The window position and size are configured by the upper left and lower right X/Y positions and the internal timing generator containing the sync, back porch size and valid data area. See the LTDC_LxWHPCR and LTDC_WVPCR registers.

Programmable layer position and size define the first/last visible pixel in a line and the first/last visible line in a window. It allows to display a complete image frame or only a part of it.

See Figure 83.

· The first and last visible pixel in a layer are set by configuring WHSTPOS[11:0] and WHSPPOS[11:0] in the LTDC_LxWHPCR register.

· The first and last visible rows in a layer are set by configuring WHSTPOS[11:0] and WHSPPOS[11:0] in the LTDC_LxWVPCR register.

Related configuration register LTDC_LxWHPCR

LTDC Layerx Window Horizontal Position Configuration Register

LTDC layer x window horizontal position configuration register (LTDC_LxWHPCR) (where x = 1..2)

This register defines the horizontal position (first and last pixel) of the layer 1 or layer 2 window.

The first visible pixel of a row is the value programmed in the LTDC_BPCR register at AHBP[10:0] bits + 1.

The last visible pixel of a line is the value of AAW[10:0] bits programmed in the LTDC_AWCR register. All values ​​in this range are allowed.

For example, in the LCD synchronization timing configuration above, set AHBP[10:0] bits to 6 (HSW + HBP- 1: 6 + 1 - 1), then

Here the value of the first visible pixel in a row of the LTDC_LxWHPCR register is 6 + 1 = 7.

The same applies to others.

Quoting Figure 82 again:

The window should be defined within the valid display area in the above figure.

It can be clearly seen from the figure above that the first valid display pixel coordinate of a line is HSYNC (HSW) + HBP. The following code describes the relationship between them:

/*For the code, see the LCD sample code under STM32F429I-Discovery in the STM32CubeMX code repository*/

/* Windowing configuration */

/* In this case all the active display area is used to display a picture then :

Horizontal start = horizontal synchronization + Horizontal back porch = 30

Horizontal stop = Horizontal start + window width -1 = 30 + 240 -1

Vertical start   = vertical synchronization + vertical back porch     = 4

Vertical stop   = Vertical start + window height -1  = 4 + 320 -1      */     

LTDC_Layer_InitStruct.LTDC_HorizontalStart=HBP+HSW;

LTDC_Layer_InitStruct.LTDC_HorizontalStop =HSW+HBP+LCD_PIXEL_WIDTH-1;

LTDC_Layer_InitStruct.LTDC_VerticalStart  =VBP+VSW;

LTDC_Layer_InitStruct.LTDC_VerticalStop   =VSW+VBP+LCD_PIXEL_HEIGHT-1;

Related configuration in STM32CubeMX:

The generated code is as follows:

pLayerCfg.WindowX0=7;

pLayerCfg.WindowX1=1030;

pLayerCfg.WindowY0=7;

pLayerCfg.WindowY1=774;   

...

if(HAL_LTDC_Init(&hltdc)!=HAL_OK)

{

    _Error_Handler(__FILE__,__LINE__);

}

4. Default color

Note the difference between this and the background color in the global configuration.

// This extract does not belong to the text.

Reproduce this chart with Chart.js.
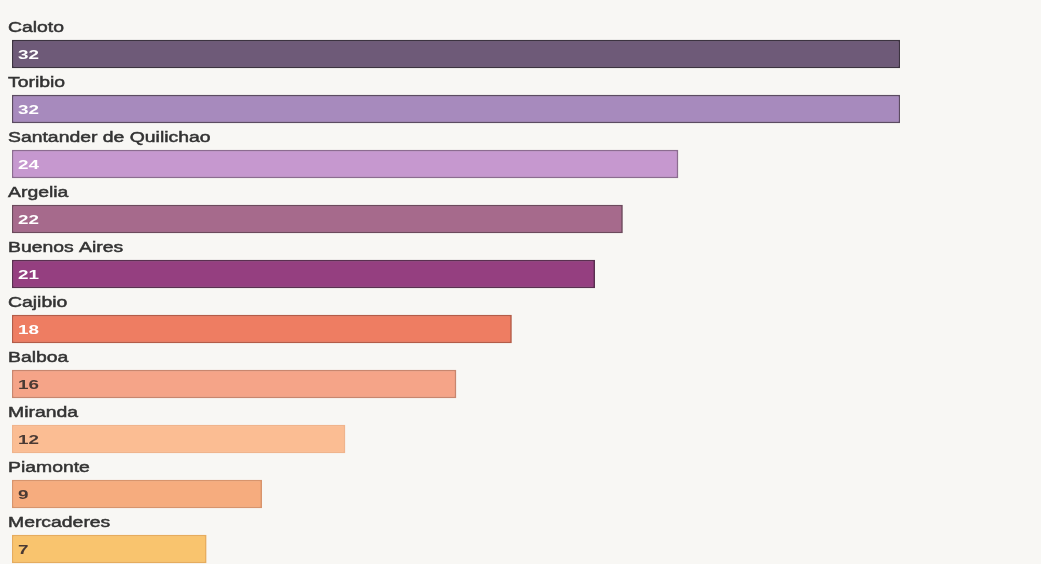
<!DOCTYPE html>
<html>
<head>
<meta charset="utf-8">
<script src="https://cdn.jsdelivr.net/npm/chart.js@4/dist/chart.umd.min.js"></script>
<style>
  html, body { margin: 0; padding: 0; background: #f8f7f4; overflow: hidden; }
  #wrap { position: absolute; left: 0; top: 0; width: 1041px; height: 580px; }
</style>
</head>
<body>
<div id="wrap"><canvas id="chart"></canvas></div>
<script>
const municipios = ['Caloto', 'Toribio', 'Santander de Quilichao', 'Argelia', 'Buenos Aires',
  'Cajibio', 'Balboa', 'Miranda', 'Piamonte', 'Mercaderes'];
const casos = [32, 32, 24, 22, 21, 18, 16, 12, 9, 7];
const fillColors = ['#6e5a78', '#a78abd', '#c698cf', '#a66a8c', '#953f80',
  '#ee7d62', '#f5a488', '#fbbd93', '#f6ac7e', '#f9c46e'];
const borderColors = ['#3c3340', '#5c4c62', '#8c6c90', '#6c4a5c', '#5a3050',
  '#b45c48', '#c8866e', '#f0b48c', '#d8946c', '#e6ac5e'];
const valueColors = ['#ffffff', '#ffffff', '#ffffff', '#ffffff', '#ffffff',
  '#ffffff', '#4a3a34', '#4a3a34', '#4a3a34', '#4a3a34'];

// nombre encima de cada barra y valor dentro, a la izquierda
// (el original esta estirado a lo ancho, por eso el scale en x)
const barLabels = {
  id: 'barLabels',
  afterDatasetsDraw(chart) {
    const ctx = chart.ctx;
    const bars = chart.getDatasetMeta(0).data;
    bars.forEach((bar, i) => {
      ctx.save();
      ctx.textBaseline = 'middle';
      ctx.textAlign = 'left';
      ctx.translate(8, bar.y - 26);
      ctx.scale(1.25, 1);
      ctx.fillStyle = '#333333';
      ctx.strokeStyle = '#333333';
      ctx.lineWidth = 0.5;
      ctx.font = '15.5px "Liberation Sans", Arial, sans-serif';
      ctx.fillText(municipios[i], 0, 0);
      ctx.strokeText(municipios[i], 0, 0);
      ctx.restore();

      ctx.save();
      ctx.textBaseline = 'middle';
      ctx.textAlign = 'left';
      ctx.translate(18, bar.y + 1);
      ctx.scale(1.45, 1);
      ctx.fillStyle = valueColors[i];
      ctx.font = 'bold 13px "Liberation Sans", Arial, sans-serif';
      ctx.fillText(String(casos[i]), 0, 0);
      ctx.restore();
    });
  }
};

new Chart(document.getElementById('chart'), {
  type: 'bar',
  data: {
    labels: municipios,
    datasets: [{
      data: casos,
      backgroundColor: fillColors,
      borderColor: borderColors,
      borderWidth: 1.5,
      borderSkipped: false,
      barThickness: 28
    }]
  },
  options: {
    indexAxis: 'y',
    responsive: true,
    maintainAspectRatio: false,
    animation: false,
    layout: { padding: { left: 12, right: 141, top: 26.5, bottom: 3.5 } },
    scales: {
      x: { display: false, min: 0, max: 32 },
      y: { display: false }
    },
    plugins: {
      legend: { display: false },
      tooltip: { enabled: false }
    }
  },
  plugins: [barLabels]
});
</script>
</body>
</html>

The background color is the color of the background layer in Figure 8.4 above. The default color here is the color outside the layer window - the color of the area outside when the layer window area is smaller than the display window.

Each layer can have a default color in ARGB format, which is used outside the defined layer window or when the layer is disabled.

The default color is configured via the LTDC_LxDCCR register.

The blending operation between the two layers is always performed, even if one of the layers is disabled. To avoid showing the default color when a layer is disabled, set the blending coefficient for this layer in the LTDC_LxBFCR register to its reset value.

This is for layers, because only layers have the concept of windows.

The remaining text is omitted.